As of approximately 19:00 PDT, we increased the capacity of the backing kubernetes cluster to a level we believe will provide stability.
Since then, we have been restoring failing customer Redis and Elasticsearch instances. Most of these are now healthy, and we are working to fix the rest of them.

Posted Aug 21, 2019 - 00:23 EDT

Update

We've begun implementing a fix for this issue.
Due to an unexpected error, the process of deploying the fix will result in temporarily reduced capacity on the backing kubernetes clusters, resulting in increased instability for customer Elasticsearch and Redis instances.
We anticipate capacity to begin increasing by 8 PM Pacific time.

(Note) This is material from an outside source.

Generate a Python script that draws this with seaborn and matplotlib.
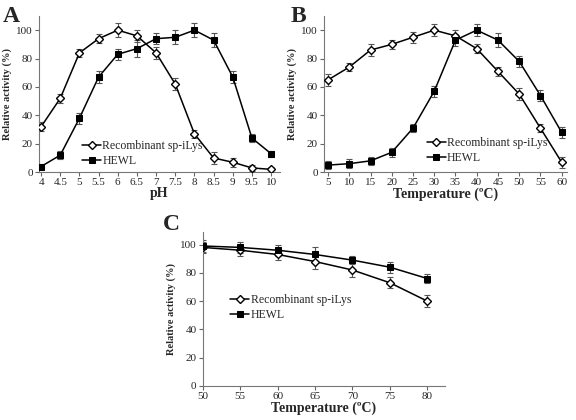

Posted Aug 20, 2019 - 20:55 EDT

Update

We have identified the technical issue causing these problems for Elasticsearch and Redis. We have implemented a solution in our staging environment and have verified that it resolves the problem. We’re working to make sure that our deployment process for this solution works well, and after we have finished that work, we expect to deploy this solution to production.

Posted Aug 20, 2019 - 17:14 EDT

Update

The Kubernetes cluster backing customer Redis and Elasticsearch instances is experiencing issues balancing load. This is causing intermittent failures for some customers. A bugfix was tested on Friday, August 16th; however, this did not perform in a satisfactory manner. We’ve increased capacity in production to help alleviate the issue. As of August 19, 2019 @ 1:45PM ET, cloud.gov staff continue to troubleshoot the root cause of the degraded operation and are working to restore normal operation of all services.

Posted Aug 19, 2019 - 17:04 EDT

Identified

We believe we've identified the problem with scaling out our service that supports these services. We are going to be updating the service in a couple of hours in order to restore the degraded service to normal operation. We anticipate this operation will take about 3 hours to update.

Posted Aug 16, 2019 - 16:10 EDT

Update

The Kubernetes cluster backing customer Redis and Elasticsearch instances is experiencing issues balancing load. This is causing intermittent failures for some customers. As of August 15, 2019 @ 2:30PM, cloud.gov staff have identified suspect components that appear to be causing these failures and are testing a bugfix to restore normal operation of all services.

Posted Aug 15, 2019 - 16:35 EDT

Investigating

The kubernetes cluster backing customer Redis and Elasticsearch instances is experiencing issues balancing load. This is causing intermittent failures for some customers.

Posted Aug 14, 2019 - 17:12 EDT

This incident affected: cloud.gov customer applications (Redis, Elasticsearch).